REQUIRED TASK =
Write the material out again in full, word for word. Do not include the pictures.

::::

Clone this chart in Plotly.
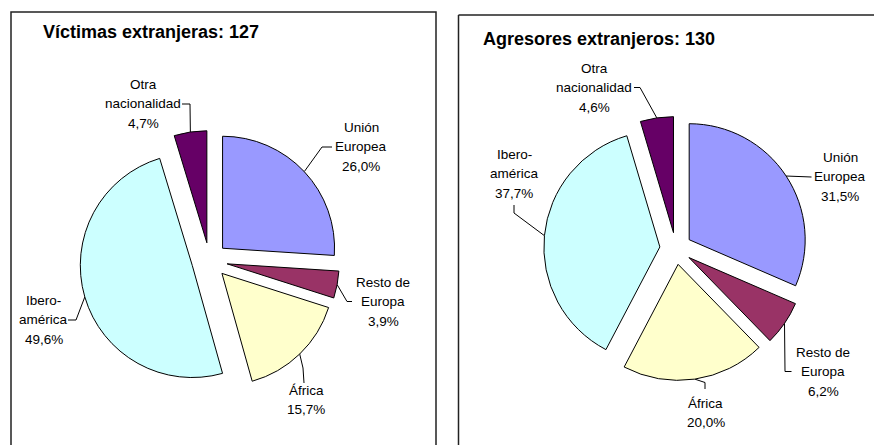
import math
import plotly.graph_objects as go

W, H = 874, 445

# Nationality groups, in clockwise order starting at 12 o'clock
categories = ["Unión Europea", "Resto de Europa", "África", "Iberoamérica", "Otra nacionalidad"]
victimas_pct = [26.0, 3.9, 15.7, 49.6, 4.7]
agresores_pct = [31.5, 6.2, 20.0, 37.7, 4.6]
slice_colors = ["#9999FF", "#993366", "#FFFFCC", "#CCFFFF", "#660066"]
label_lines = [["Unión", "Europea"], ["Resto de", "Europa"], ["África"],
               ["Ibero-", "américa"], ["Otra", "nacionalidad"]]

titles = ["Víctimas extranjeras: 127", "Agresores extranjeros: 130"]

FONT = "Liberation Sans, Arial, sans-serif"

# Per-chart layout (pixel units, y measured downward)
panels = [
    dict(values=victimas_pct, title=titles[0], title_xy=(41, 32),
         cx=209.5, cy=260.5, r=112, pull=0.16, line_gap=19.5,
         labels=[(361, 127, [(322, 147), (332, 147)]),
                 (383, 282, [(347, 301.5), (352, 301.5)]),
                 (306, 390, [(303, 368), (304, 383)]),
                 (43.5, 300, [(76, 320), (68, 320)]),
                 (143, 84, [(190, 104), (182, 104)])]),
    dict(values=agresores_pct, title=titles[1], title_xy=(481, 38.5),
         cx=675.8, cy=248.5, r=116, pull=0.138, line_gap=19.5,
         labels=[(840, 157, [(811.5, 177)]),
                 (823, 352, [(785, 371.5), (791.5, 371.5)]),
                 (705.5, 403, [(705, 382.5), (705, 389)]),
                 (514, 154, [(514, 213), (514, 205)]),
                 (594, 68, [(640, 87.5), (634, 87.5)])]),
]


def fmt_pct(v):
    return f"{v:.1f}%".replace(".", ",")


fig = go.Figure()
annotations = []

for p in panels:
    half = p["r"] * (1 + p["pull"])
    fig.add_trace(go.Pie(
        labels=categories, values=p["values"], sort=False,
        direction="clockwise", rotation=0,
        pull=[p["pull"]] * len(categories),
        marker=dict(colors=slice_colors, line=dict(color="#000000", width=1)),
        textinfo="none", hoverinfo="label+percent", showlegend=False,
        domain=dict(x=[(p["cx"] - half) / W, (p["cx"] + half) / W],
                    y=[1 - (p["cy"] + half) / H, 1 - (p["cy"] - half) / H]),
    ))

    total = sum(p["values"])
    cum = 0.0
    for i, v in enumerate(p["values"]):
        mid = (cum + v / 2) / total * 2 * math.pi
        cum += v
        # point on the outer arc of the exploded slice
        dist = p["r"] * (1 + p["pull"])
        ax = p["cx"] + dist * math.sin(mid)
        ay = p["cy"] - dist * math.cos(mid)
        tx, ty, elbow = p["labels"][i]
        xs = [ax] + [e[0] for e in elbow]
        ys = [ay] + [e[1] for e in elbow]
        fig.add_trace(go.Scatter(x=xs, y=ys, mode="lines",
                                 line=dict(color="#000000", width=1),
                                 hoverinfo="skip", showlegend=False))
        lines = label_lines[i] + [fmt_pct(v)]
        for k, txt in enumerate(lines):
            annotations.append(dict(
                x=tx, y=ty + k * p["line_gap"], xref="x", yref="y",
                text=txt, showarrow=False, xanchor="center", yanchor="middle",
                font=dict(family=FONT, size=13.5, color="#000000")))

    annotations.append(dict(
        x=p["title_xy"][0], y=p["title_xy"][1], xref="x", yref="y",
        text=f"<b>{p['title']}</b>", showarrow=False,
        xanchor="left", yanchor="middle",
        font=dict(family=FONT, size=18, color="#000000")))

border = dict(color="#222222", width=1.5)
shapes = [
    dict(type="rect", xref="x", yref="y", x0=11, y0=12, x1=436, y1=470, line=border),
    dict(type="line", xref="x", yref="y", x0=458.5, y0=15, x1=900, y1=15, line=border),
    dict(type="line", xref="x", yref="y", x0=458.5, y0=15, x1=458.5, y1=470, line=border),
]

fig.update_layout(
    width=W, height=H,
    margin=dict(l=0, r=0, t=0, b=0),
    paper_bgcolor="#FFFFFF", plot_bgcolor="#FFFFFF",
    xaxis=dict(range=[0, W], visible=False, fixedrange=True),
    yaxis=dict(range=[H, 0], visible=False, fixedrange=True),
    annotations=annotations, shapes=shapes,
    showlegend=False,
)

fig.write_html("out.html")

::::

OUTPUT OF THE EXERCISE =
Clone this chart in Plotly.
import math
import plotly.graph_objects as go

W, H = 874, 445

# Nationality groups, in clockwise order starting at 12 o'clock
categories = ["Unión Europea", "Resto de Europa", "África", "Iberoamérica", "Otra nacionalidad"]
victimas_pct = [26.0, 3.9, 15.7, 49.6, 4.7]
agresores_pct = [31.5, 6.2, 20.0, 37.7, 4.6]
slice_colors = ["#9999FF", "#993366", "#FFFFCC", "#CCFFFF", "#660066"]
label_lines = [["Unión", "Europea"], ["Resto de", "Europa"], ["África"],
               ["Ibero-", "américa"], ["Otra", "nacionalidad"]]

titles = ["Víctimas extranjeras: 127", "Agresores extranjeros: 130"]

FONT = "Liberation Sans, Arial, sans-serif"

# Per-chart layout (pixel units, y measured downward)
panels = [
    dict(values=victimas_pct, title=titles[0], title_xy=(41, 32),
         cx=209.5, cy=260.5, r=112, pull=0.16, line_gap=19.5,
         labels=[(361, 127, [(322, 147), (332, 147)]),
                 (383, 282, [(347, 301.5), (352, 301.5)]),
                 (306, 390, [(303, 368), (304, 383)]),
                 (43.5, 300, [(76, 320), (68, 320)]),
                 (143, 84, [(190, 104), (182, 104)])]),
    dict(values=agresores_pct, title=titles[1], title_xy=(481, 38.5),
         cx=675.8, cy=248.5, r=116, pull=0.138, line_gap=19.5,
         labels=[(840, 157, [(811.5, 177)]),
                 (823, 352, [(785, 371.5), (791.5, 371.5)]),
                 (705.5, 403, [(705, 382.5), (705, 389)]),
                 (514, 154, [(514, 213), (514, 205)]),
                 (594, 68, [(640, 87.5), (634, 87.5)])]),
]


def fmt_pct(v):
    return f"{v:.1f}%".replace(".", ",")


fig = go.Figure()
annotations = []

for p in panels:
    half = p["r"] * (1 + p["pull"])
    fig.add_trace(go.Pie(
        labels=categories, values=p["values"], sort=False,
        direction="clockwise", rotation=0,
        pull=[p["pull"]] * len(categories),
        marker=dict(colors=slice_colors, line=dict(color="#000000", width=1)),
        textinfo="none", hoverinfo="label+percent", showlegend=False,
        domain=dict(x=[(p["cx"] - half) / W, (p["cx"] + half) / W],
                    y=[1 - (p["cy"] + half) / H, 1 - (p["cy"] - half) / H]),
    ))

    total = sum(p["values"])
    cum = 0.0
    for i, v in enumerate(p["values"]):
        mid = (cum + v / 2) / total * 2 * math.pi
        cum += v
        # point on the outer arc of the exploded slice
        dist = p["r"] * (1 + p["pull"])
        ax = p["cx"] + dist * math.sin(mid)
        ay = p["cy"] - dist * math.cos(mid)
        tx, ty, elbow = p["labels"][i]
        xs = [ax] + [e[0] for e in elbow]
        ys = [ay] + [e[1] for e in elbow]
        fig.add_trace(go.Scatter(x=xs, y=ys, mode="lines",
                                 line=dict(color="#000000", width=1),
                                 hoverinfo="skip", showlegend=False))
        lines = label_lines[i] + [fmt_pct(v)]
        for k, txt in enumerate(lines):
            annotations.append(dict(
                x=tx, y=ty + k * p["line_gap"], xref="x", yref="y",
                text=txt, showarrow=False, xanchor="center", yanchor="middle",
                font=dict(family=FONT, size=13.5, color="#000000")))

    annotations.append(dict(
        x=p["title_xy"][0], y=p["title_xy"][1], xref="x", yref="y",
        text=f"<b>{p['title']}</b>", showarrow=False,
        xanchor="left", yanchor="middle",
        font=dict(family=FONT, size=18, color="#000000")))

border = dict(color="#222222", width=1.5)
shapes = [
    dict(type="rect", xref="x", yref="y", x0=11, y0=12, x1=436, y1=470, line=border),
    dict(type="line", xref="x", yref="y", x0=458.5, y0=15, x1=900, y1=15, line=border),
    dict(type="line", xref="x", yref="y", x0=458.5, y0=15, x1=458.5, y1=470, line=border),
]

fig.update_layout(
    width=W, height=H,
    margin=dict(l=0, r=0, t=0, b=0),
    paper_bgcolor="#FFFFFF", plot_bgcolor="#FFFFFF",
    xaxis=dict(range=[0, W], visible=False, fixedrange=True),
    yaxis=dict(range=[H, 0], visible=False, fixedrange=True),
    annotations=annotations, shapes=shapes,
    showlegend=False,
)

fig.write_html("out.html")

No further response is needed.